I was able to start practicing my relationship boundaries even before having a serious relationship. It started with dating and being clear to myself what I was seeking and what I was not. After a few tries where I gave some dates more benefit of the doubt than I should, I started to see that cutting it off at the first sign of trouble was very healthy for me. In fact, I had never done it before and it felt good to be able to say, “you are a nice person, but this isn’t going to work for me.”
While my relationship with my husband has clear boundaries for both of us, it’s easy for any human to tread on the smaller ones. When we do, generally by accident, we talk it through and try to figure out solutions so it won’t happen again. Not to brag or throw shade, but I think I’m a little better at this than him. Often if I inadvertently irritate him, I may get a sort of silent treatment while he figures out how to express the problem. But simmering anger in a man is definitely crossing a line for me, so I will insist on at least a short explanation until he cares to talk about it more. “I’m tired of picking up dirty cups around the house,” is way better to hear than what happens in my head when I can feel tension in the air.

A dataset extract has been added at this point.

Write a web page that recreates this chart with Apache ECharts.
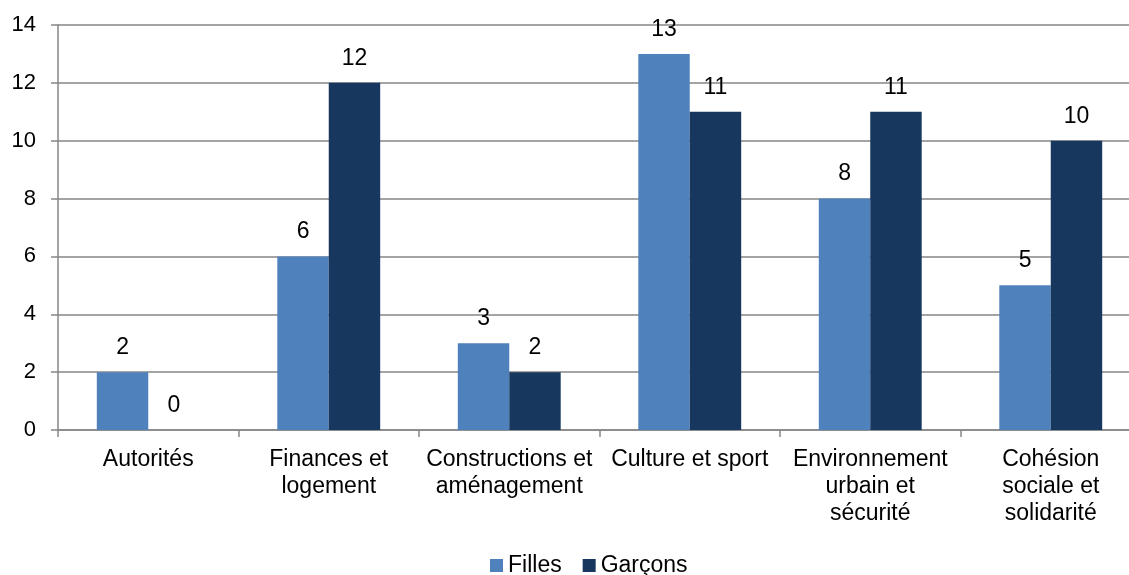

What has happened is that my marriage is one of the strongest, most forthcoming, and honest relationships I’ve ever had, all because I’m clear on my boundaries and needs. I rarely allow old fears of losing this relationship to plague me. We both are living authentically, with care and support for each other. If this should happen to fail (nothing is ever guaranteed, thanks a lot Pema), it won’t be because of betrayal or losing ourselves. We do plan to go the distance and I feel like we have a great shot of doing it happily.